Tuesday, May 13, 2008

In Search of the Blues

In Search of the Blues
By Marybeth Hamilton
Basic Books


The country bluesman carrying a guitar down that lonesome road is now a well established cultural archetype. It was not always so. Many folklorists and “song hunters” contributed to the Country (later Delta) Blues concept, often for their own ideological reasons. That evolution is examined by Marybeth Hamilton in her new study of Blues Studies, In Search of the Blues.

Hamilton begins with the not exactly reconstructed Southerner Howard Odum, who may have softened in his later years, but originally studied the folk songs of Southern African-Americans in hopes of buttressing prejudiced racial notions. Although self-styled as a progressive, novelist and academic Dorothy Scarborough’s interest in the music came from a related nostalgia for the idealized South of her youth. In a particularly telling passage, Hamilton captures Scarborough’s disillusionment on meeting the future personified, an economically prosperous, independent African-American man of music—W.C. Handy:

“Here the tenderness of her remembered South had been crowded out by a hard-nosed commercialism, faceless and altogether lacking in deference, as Scarborough found herself rebuffed in a smoke filled office where white women and men jostled with black ones for the attention of a black entrepreneur.” (p. 90)

While Odum and Scarborough were far from boosters of the music we now refer to as the Blues, their work laid their foundation for the most famous and controversial figures in Search, the Lomaxes. Father John and son Alan Lomax are well remembered for their discovery of Huddie “Leadbelly” Ledbetter, and the resulting fallout from that association. Hamilton’s treatment is far more critical of the conservative elder than the fellow-traveling son. John Lomax’s dogged defense of the South in general is certainly questionable, but his fears regarding his son’s involvement with the Communist Party seem well founded in light of subsequent revelations about the Soviet domination of the CPUSA.

The unlikely hero who emerges from the pages of Search is the rather eccentric and anti-social record collector, James McKune. Together with a rag-tag group of fellow obsessives dubbed the “Blues Mafia” he largely shaped the Country Blues aesthetic. In his triumph, Hamilton posits a victory for the mafia over the “philistine brand of left-wing populism” of those championing the blues as an expression of proletarian solidarity (p. 229). In particular, Samuel Charters is identified as a critic who would eventually make an about face, first politicizing the music in his book The Country Blues, then writing four years later:

“If the blues simply mirrored the protest of the moment they would finally have little more than a historical interest, like the songs of the suffragettes or the Grange movement.” (p. 235)

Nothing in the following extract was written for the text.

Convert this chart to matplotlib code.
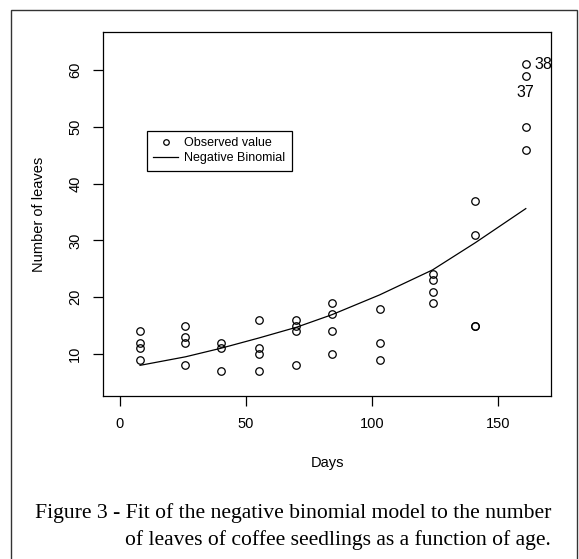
import matplotlib
matplotlib.use("Agg")
import matplotlib.pyplot as plt
from matplotlib.patches import Rectangle

# Observed data: days and number of leaves (38 observations)
days_obs = [8, 8, 8, 8,
            26, 26, 26, 26,
            40, 40, 40,
            55, 55, 55, 55,
            70, 70, 70, 70,
            84, 84, 84, 84,
            103, 103, 103,
            124, 124, 124, 124,
            141, 141, 141, 141,
            161, 161, 161, 161]
leaves_obs = [14, 12, 11, 9,
              15, 13, 12, 8,
              12, 11, 7,
              16, 11, 10, 7,
              16, 15, 14, 8,
              19, 17, 14, 10,
              18, 12, 9,
              24, 23, 21, 19,
              37, 31, 15, 15,
              61, 59, 50, 46]

# Fitted negative binomial curve (values at each day)
days_fit = [8, 26, 40, 55, 70, 84, 103, 124, 141, 161]
leaves_fit = [8.0, 9.5, 11.0, 12.8, 14.7, 16.9, 20.4, 24.8, 29.6, 35.6]

# Identified points
id_labels = ["38", "37"]
id_x = [161, 161]
id_y = [61, 59]

x_ticks = [0, 50, 100, 150]
y_ticks = [10, 20, 30, 40, 50, 60]

caption1 = "Figure 3 - Fit of the negative binomial model to the number"
caption2 = "of leaves of coffee seedlings as a function of age."

W, H = 579, 559
fig = plt.figure(figsize=(W / 100, H / 100), dpi=100)
fig.patch.set_facecolor("white")

# Outer frame (bottom edge cut off)
fig.patches.append(Rectangle((10.5 / W, -0.05), (577 - 10.5) / W, 1 - 9.5 / H + 0.05,
                             transform=fig.transFigure, fill=False,
                             edgecolor="#333333", linewidth=1.0))

ax = fig.add_axes([103 / W, 1 - 396 / H, (551 - 103) / W, (396 - 32) / H])
ax.plot(days_fit, leaves_fit, color="black", linewidth=0.9, label="Negative Binomial")
ax.plot(days_obs, leaves_obs, linestyle="none", marker="o", markersize=5.4,
        markerfacecolor="none", markeredgecolor="black", markeredgewidth=0.9,
        label="Observed value")

ax.set_xlim(-6.7, 171.0)
ax.set_ylim(2.6, 66.7)
ax.set_xticks(x_ticks)
ax.set_yticks(y_ticks)
for s in ax.spines.values():
    s.set_linewidth(0.9)
ax.tick_params(direction="out", length=7, width=0.9, labelsize=10.5, pad=8)
for lab in ax.get_xticklabels() + ax.get_yticklabels():
    lab.set_family("Liberation Sans")
for lab in ax.get_yticklabels():
    lab.set_rotation(90)
    lab.set_verticalalignment("center")

ax.set_xlabel("Days", fontsize=10.5, family="Liberation Sans", labelpad=18)
ax.set_ylabel("Number of leaves", fontsize=10.5, family="Liberation Sans", labelpad=16)

# identified labels
ax.annotate(id_labels[0], (id_x[0], id_y[0]), xytext=(6, 0), textcoords="offset points",
            ha="left", va="center", fontsize=11.5, family="Liberation Sans")
ax.annotate(id_labels[1], (id_x[1], id_y[1]), xytext=(0, -12), textcoords="offset points",
            ha="center", va="center", fontsize=11.5, family="Liberation Sans")

handles, labels = ax.get_legend_handles_labels()
leg = ax.legend([handles[1], handles[0]], [labels[1], labels[0]],
                loc="upper left", bbox_to_anchor=((147 - 103) / (551 - 103), 1 - (131 - 32) / (396 - 32)),
                frameon=True, fancybox=False, edgecolor="black", framealpha=1,
                prop={"family": "Liberation Sans", "size": 9},
                handlelength=2.0, handletextpad=0.5, borderpad=0.5,
                labelspacing=0.25, borderaxespad=0)
leg.get_frame().set_linewidth(0.9)
for h in leg.legend_handles:
    if h.get_marker() == "o":
        h.set_markersize(4)

fig.text(35 / W, 1 - 513 / H, caption1, ha="left", va="center",
         fontsize=15.6, family="Liberation Serif")
fig.text(125 / W, 1 - 540 / H, caption2, ha="left", va="center",
         fontsize=15.6, family="Liberation Serif")

fig.savefig("out.png", dpi=100)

While McKune certainly had his collector’s quirks, he is portrayed being attracted to the music because of the music itself, and not for an ideology laid on top of it. Like other figures in Hamilton’s study, he uses terms like “primitive” to describe the music. However, McKune seems to come to these expressions to describe sounds which resonated for him, rather than adopting the music for its preconceived primitiveness. Indeed, one gets the sense it would have been equally uncomfortable for Leadbelly’s Popular Front sponsors if he had started offering sophisticated discourses on monetary policy as it would have been for the elder Lomax.

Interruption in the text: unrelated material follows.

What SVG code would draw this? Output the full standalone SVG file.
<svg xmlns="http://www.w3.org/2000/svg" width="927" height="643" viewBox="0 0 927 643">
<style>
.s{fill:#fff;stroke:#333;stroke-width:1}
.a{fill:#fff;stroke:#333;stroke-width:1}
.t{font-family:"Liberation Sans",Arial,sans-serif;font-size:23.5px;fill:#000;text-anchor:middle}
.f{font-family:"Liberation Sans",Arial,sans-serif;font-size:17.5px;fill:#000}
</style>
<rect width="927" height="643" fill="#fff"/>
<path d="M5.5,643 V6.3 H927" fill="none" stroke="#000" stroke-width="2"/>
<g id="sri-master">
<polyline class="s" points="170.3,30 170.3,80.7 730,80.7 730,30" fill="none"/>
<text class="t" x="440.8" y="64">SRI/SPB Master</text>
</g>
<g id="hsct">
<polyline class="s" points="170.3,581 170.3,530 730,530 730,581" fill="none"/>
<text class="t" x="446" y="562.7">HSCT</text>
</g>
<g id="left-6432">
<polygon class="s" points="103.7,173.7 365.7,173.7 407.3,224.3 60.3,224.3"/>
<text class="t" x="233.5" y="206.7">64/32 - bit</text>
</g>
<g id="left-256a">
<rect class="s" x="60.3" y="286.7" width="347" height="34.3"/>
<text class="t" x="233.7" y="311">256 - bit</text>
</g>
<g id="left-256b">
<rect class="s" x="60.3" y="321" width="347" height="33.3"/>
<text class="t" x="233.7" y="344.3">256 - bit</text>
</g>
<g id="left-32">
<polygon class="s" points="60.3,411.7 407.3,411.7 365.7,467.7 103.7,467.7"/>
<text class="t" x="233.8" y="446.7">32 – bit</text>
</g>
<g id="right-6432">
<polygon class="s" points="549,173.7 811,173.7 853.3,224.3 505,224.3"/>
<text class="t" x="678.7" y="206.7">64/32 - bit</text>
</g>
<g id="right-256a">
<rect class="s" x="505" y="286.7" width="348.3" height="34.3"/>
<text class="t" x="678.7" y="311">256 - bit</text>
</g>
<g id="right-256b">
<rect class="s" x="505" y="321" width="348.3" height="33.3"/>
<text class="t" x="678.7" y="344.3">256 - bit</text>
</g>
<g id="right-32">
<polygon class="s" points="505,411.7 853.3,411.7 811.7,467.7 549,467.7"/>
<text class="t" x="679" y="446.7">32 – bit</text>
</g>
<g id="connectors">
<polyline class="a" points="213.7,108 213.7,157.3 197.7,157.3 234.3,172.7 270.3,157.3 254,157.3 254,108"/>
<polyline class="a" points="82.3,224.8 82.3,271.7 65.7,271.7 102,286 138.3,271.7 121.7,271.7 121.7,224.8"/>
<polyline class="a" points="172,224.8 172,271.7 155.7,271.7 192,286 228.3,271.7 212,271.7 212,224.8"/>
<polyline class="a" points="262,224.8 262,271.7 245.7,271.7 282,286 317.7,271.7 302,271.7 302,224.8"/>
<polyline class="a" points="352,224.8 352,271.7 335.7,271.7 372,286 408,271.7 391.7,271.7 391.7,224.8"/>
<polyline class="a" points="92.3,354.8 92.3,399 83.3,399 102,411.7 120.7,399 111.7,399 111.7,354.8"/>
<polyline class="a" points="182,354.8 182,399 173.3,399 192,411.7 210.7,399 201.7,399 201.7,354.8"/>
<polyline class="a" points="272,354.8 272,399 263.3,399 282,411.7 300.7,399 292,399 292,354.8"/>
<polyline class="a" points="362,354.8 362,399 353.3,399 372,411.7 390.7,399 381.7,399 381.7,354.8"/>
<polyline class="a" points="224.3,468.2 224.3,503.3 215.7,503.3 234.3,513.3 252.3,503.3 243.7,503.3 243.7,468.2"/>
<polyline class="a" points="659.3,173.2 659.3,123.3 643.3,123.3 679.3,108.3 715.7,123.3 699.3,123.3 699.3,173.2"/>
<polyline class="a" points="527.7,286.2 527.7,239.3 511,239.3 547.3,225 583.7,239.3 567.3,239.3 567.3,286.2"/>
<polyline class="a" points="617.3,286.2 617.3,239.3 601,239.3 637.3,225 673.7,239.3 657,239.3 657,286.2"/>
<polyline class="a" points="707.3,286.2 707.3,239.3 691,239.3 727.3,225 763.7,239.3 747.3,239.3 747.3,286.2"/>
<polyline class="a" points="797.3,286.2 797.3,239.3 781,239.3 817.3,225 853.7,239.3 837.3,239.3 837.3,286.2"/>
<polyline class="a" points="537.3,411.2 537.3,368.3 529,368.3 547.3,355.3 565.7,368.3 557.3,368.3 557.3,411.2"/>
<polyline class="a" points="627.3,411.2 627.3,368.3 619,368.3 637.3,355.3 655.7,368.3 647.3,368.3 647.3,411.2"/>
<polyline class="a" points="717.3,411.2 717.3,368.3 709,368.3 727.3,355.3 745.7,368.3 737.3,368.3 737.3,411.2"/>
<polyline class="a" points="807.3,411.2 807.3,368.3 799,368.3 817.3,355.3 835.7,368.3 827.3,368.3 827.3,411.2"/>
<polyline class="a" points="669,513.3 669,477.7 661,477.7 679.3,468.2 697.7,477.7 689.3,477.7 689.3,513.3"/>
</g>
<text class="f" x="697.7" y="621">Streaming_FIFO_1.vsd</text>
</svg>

Like the musicians he loved, McKune was a figure on the margins of society, ultimately dying a death worthy of its own blues. Search deserves credit for elevating him from obscurity. While specifically addressing the blues, Search also contains substantial crossover material for jazz audiences, as Alan Lomax’s Jelly Roll Morton sessions and New Orleans jazz oral histories are explored to give wider context to folklorists’ pursuit of “authenticity” in African-American music. Unfortunately, Hamilton often lets the left off the hook for the sort of primitive fetishizing she criticizes in others. Overall though, Search is consistently informative and highly readable, offering a fresh perspective on the now well trod ground of blues creation mythology.